Já todos vivemos momentos destes. Num jantar alguém diz uma frase inconveniente para um dos convivas e instala-se um silêncio aterrador. Como se sai da situação? Quem vai desbloquear o momento? Através de uma piada qualquer ou através do confronto? Seja qual for a saída, o jantar fica normalmente estragado e até ao fim será um pesadelo.
Com a detenção de José Sócrates vivemos um tempo mais ou menos assim, e estamos ainda na fase do silêncio aterrador. Apesar do nosso barulho, o da comunicação social, com todos os pormenores da notícia, o silêncio está num plano mais fundo e perturba muito.

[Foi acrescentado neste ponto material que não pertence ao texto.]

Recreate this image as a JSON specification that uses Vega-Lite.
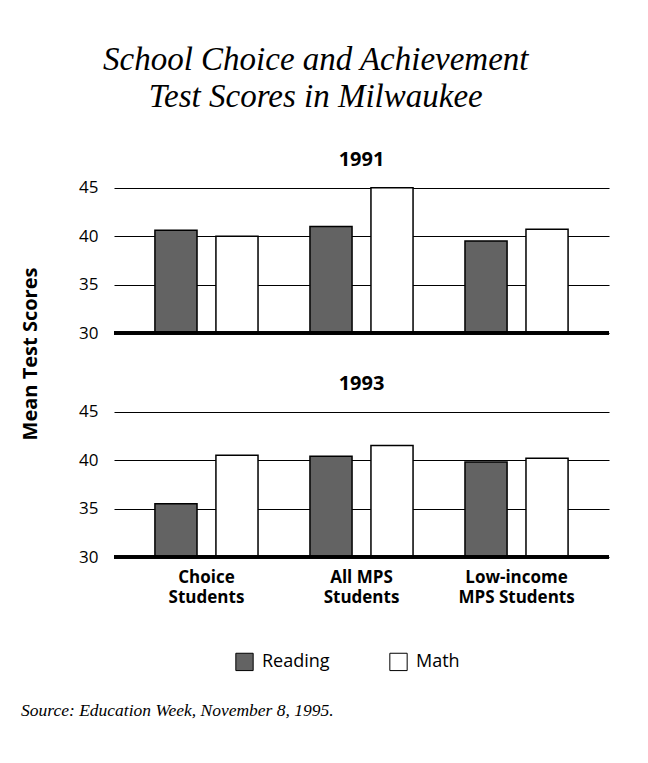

E como vamos sair daqui? Neste caso, a hipótese de uma piada fácil está afastada. Seja qual for a saída, certo, como no jantar, é ser até ao fim um pesadelo.
É bom que a justiça tenha razão, porque foi competente, defendeu o Estado de direito e defendeu a igualdade dos cidadãos perante a lei. É bom que Sócrates esteja inocente e não passe da fase de suspeito, pois é mau de mais para o país que um ex-primeiro-ministro enfrente um processo por fraude, evasão fiscal e branqueamento de capitais.
No mundo dos negócios fala-se muitas vezes em situações “win win”, mas neste caso não há espaço para vitórias. Só a verdade da razão interessa, mas esteja de que lado estiver vai ser feia.
Se a justiça traçou caminhos correctos, o espaço político vai ficar comprometido e ainda mais descredibilizado; se Sócrates for inocente, a justiça sofre um enorme tropeção. Uma ou outra credibilidade ficará afectada.
Até agora, os comentários políticos têm sido muito comedidos, e ainda bem. Mas não podemos ser ingénuos. Aproxima-se um ano de eleições e, nestes momentos, as fraquezas humanas costumam sobressair e falar mais alto: a par de manchetes mais ou menos sensacionalistas, o caso vai estar na “ventoínha” da política.
Vai estar não, já está. Nas redes sociais já começou a guerra e é por si só demonstrativa de como, no combate político, se vão confundir os planos: no Facebook, Duarte Marques, antigo líder da Juventude Social-Democrata,
dá aleluias à actuação do juiz Carlos Alexandre. Também no Facebook, Edite Estrela
lança a pergunta: "Qual a melhor forma de desviar as atenções do escândalo dos vistos gold?".
O que virá a seguir? O que vão fazer e dizer ao longo do ano outros dirigentes políticos, sejam cabos de esquadra ou de patente mais elevada?
As lideranças políticas estão enfraquecidas: o Presidente da República e o Governo estão desgastados e o novo PS de António Costa está já metido num enorme sarilho, condicionado politicamente pela detenção de José Sócrates.
O espaço para a demagogia está aberto. Após as eleições europeias, percebeu-se que o espectro político ficou mais fraccionado e com lugar certo para os sensacionalismos, à esquerda e à direita. O caso Sócrates é a cereja em cima do bolo.
Não podemos mudar a realidade, mas o bom acordar da justiça está revelar uma sociedade doente e que, no mínimo, precisa de mais exigência: BPN, BPP, Ricardo Salgado, Face Oculta, Monte Branco, a detenção do director do SEF, e agora a detenção de Sócrates e o que mais há-de resultar do caso BES.
A perspectiva do que vem aí é um pesadelo e incomoda-me.